### Problem:
Bring together all lines of the material below that contain the string "matplotlib".
-- Begin --
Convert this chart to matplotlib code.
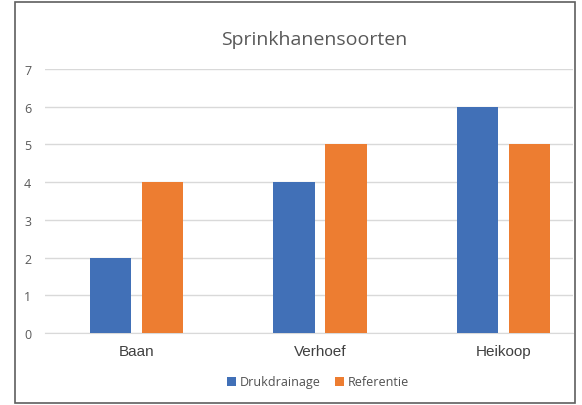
import matplotlib.pyplot as plt
from matplotlib.patches import Rectangle
import numpy as np

categories = ["Baan", "Verhoef", "Heikoop"]
drukdrainage = [2, 4, 6]
referentie = [4, 5, 5]
series_names = ["Drukdrainage", "Referentie"]
y_ticks = [0, 1, 2, 3, 4, 5, 6, 7]

BLUE = "#4170B7"
ORANGE = "#ED7D31"

fig = plt.figure(figsize=(5.82, 4.06), dpi=100)
ax = fig.add_axes([45 / 582, 1 - 334 / 406, (573 - 45) / 582, 264 / 406])

x = np.arange(len(categories))
width = 0.226
offset = 0.142

ax.bar(x - offset, drukdrainage, width, color=BLUE, label=series_names[0], zorder=3)
ax.bar(x + offset, referentie, width, color=ORANGE, label=series_names[1], zorder=3)

ax.set_xlim(-0.5, 2.38)
ax.set_ylim(0, 7)
ax.set_yticks(y_ticks)
ax.set_xticks(x)
ax.set_xticklabels(categories, fontsize=11, color="#404040", family="Liberation Sans")
ax.set_yticklabels([str(t) for t in y_ticks], fontsize=9, color="#595959", family="Open Sans")
ax.tick_params(axis="both", length=0)
ax.tick_params(axis="x", pad=8)
ax.tick_params(axis="y", pad=10)

ax.grid(axis="y", color="#d9d9d9", linewidth=1, zorder=0)
for side in ["top", "right", "left"]:
    ax.spines[side].set_visible(False)
ax.spines["bottom"].set_color("#d9d9d9")

fig.text(314 / 582, 1 - 40 / 406, "Sprinkhanensoorten", ha="center", va="center",
         fontsize=14, color="#595959", family="Open Sans")

fig.legend(loc="center", bbox_to_anchor=(318 / 582, 1 - 383 / 406), ncol=2, frameon=False,
           prop={"family": "Open Sans", "size": 9}, handlelength=0.7, handleheight=0.7,
           handletextpad=0.3, columnspacing=1.2, labelcolor="#505050")

# chart border
fig.patches.append(Rectangle((15 / 582, 1 - 404 / 406), 560 / 582, 401 / 406,
                             transform=fig.transFigure, fill=False,
                             edgecolor="#5f5f5f", linewidth=1.2))

fig.savefig("out.png", dpi=100)
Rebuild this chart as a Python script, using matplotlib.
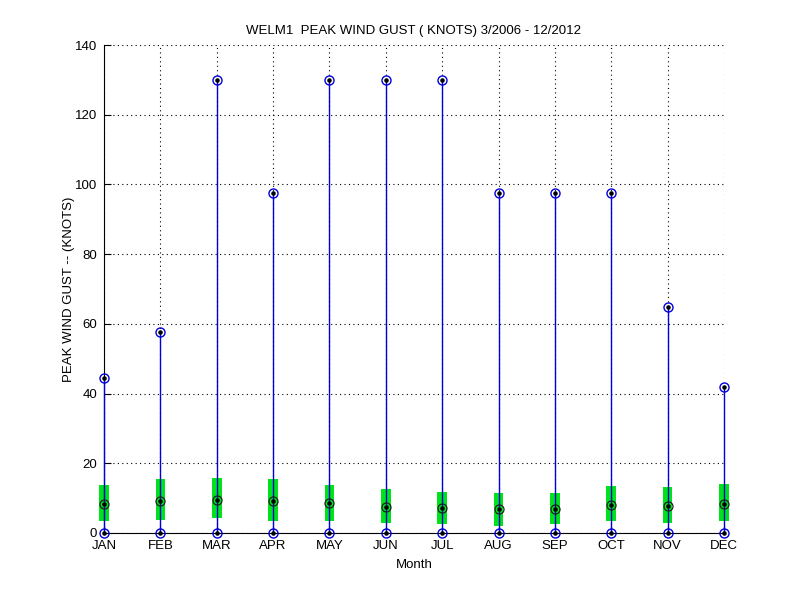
import matplotlib
matplotlib.use("Agg")
import matplotlib.pyplot as plt
import numpy as np

months = ["JAN", "FEB", "MAR", "APR", "MAY", "JUN", "JUL", "AUG", "SEP", "OCT", "NOV", "DEC"]
gust_max = [44.5, 57.6, 129.9, 97.5, 129.9, 129.9, 129.9, 97.5, 97.5, 97.5, 64.8, 41.8]
gust_min = [0, 0, 0, 0, 0, 0, 0, 0, 0, 0, 0, 0]
box_top = [13.8, 15.5, 15.8, 15.5, 13.8, 12.6, 11.8, 11.5, 11.5, 13.5, 13.2, 14.1]
box_bot = [3.5, 3.7, 4.4, 3.5, 3.4, 3.0, 2.5, 2.1, 2.7, 3.5, 3.0, 3.5]
gust_med = [8.2, 9.2, 9.5, 9.2, 8.6, 7.5, 7.1, 6.9, 6.9, 8.0, 7.7, 8.3]

plt.rcParams['font.family'] = ['Liberation Sans', 'DejaVu Sans']
fig = plt.figure(figsize=(8, 6), dpi=100)
ax = fig.add_axes([0.13, 0.1117, 0.775, 0.8133])

blue = '#0000dd'
x = np.arange(1, 13)
# green boxes
for xi, b, t in zip(x, box_bot, box_top):
    ax.add_patch(plt.Rectangle((xi - 0.085, b), 0.17, t - b, facecolor='#00e21a',
                               edgecolor='none', zorder=2, clip_on=False))
# whiskers
ax.vlines(x, gust_min, gust_max, color=blue, lw=1.0, zorder=3, clip_on=False)
# max / min markers
for vals in (gust_max, gust_min):
    ax.plot(x, vals, 'o', mfc='none', mec=blue, ms=6.5, mew=1.0, zorder=4, clip_on=False)
    ax.plot(x, vals, '.', color='black', ms=4.5, zorder=5, clip_on=False)
# median markers
ax.plot(x, gust_med, 'o', mfc='none', mec='#202020', ms=6.5, mew=0.9, zorder=4, clip_on=False)
ax.plot(x, gust_med, '.', color='black', ms=4.5, zorder=5, clip_on=False)

ax.set_xlim(1, 12)
ax.set_ylim(0, 140)
ax.set_xticks(x)
ax.set_xticklabels(months, fontsize=9.5)
ax.set_yticks(np.arange(0, 141, 20))
ax.tick_params(axis='both', direction='in', length=5, labelsize=9.5)
ax.tick_params(axis='x', pad=5)
ax.tick_params(axis='y', pad=5)
ax.grid(True, linestyle=(0, (1, 3)), color='black', lw=0.8)
ax.set_axisbelow(True)
ax.spines['top'].set_visible(False)
ax.spines['right'].set_visible(False)
ax.set_title("WELM1  PEAK WIND GUST ( KNOTS) 3/2006 - 12/2012", fontsize=9.5, pad=8)
ax.set_xlabel("Month", fontsize=9.5, labelpad=5)
ax.set_ylabel("PEAK WIND GUST -- (KNOTS)", fontsize=9.5, labelpad=0)

fig.savefig("out.png", dpi=100)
-- End --
### Final answer:
Convert this chart to matplotlib code.
import matplotlib.pyplot as plt
from matplotlib.patches import Rectangle
Rebuild this chart as a Python script, using matplotlib.
import matplotlib
matplotlib.use("Agg")
import matplotlib.pyplot as plt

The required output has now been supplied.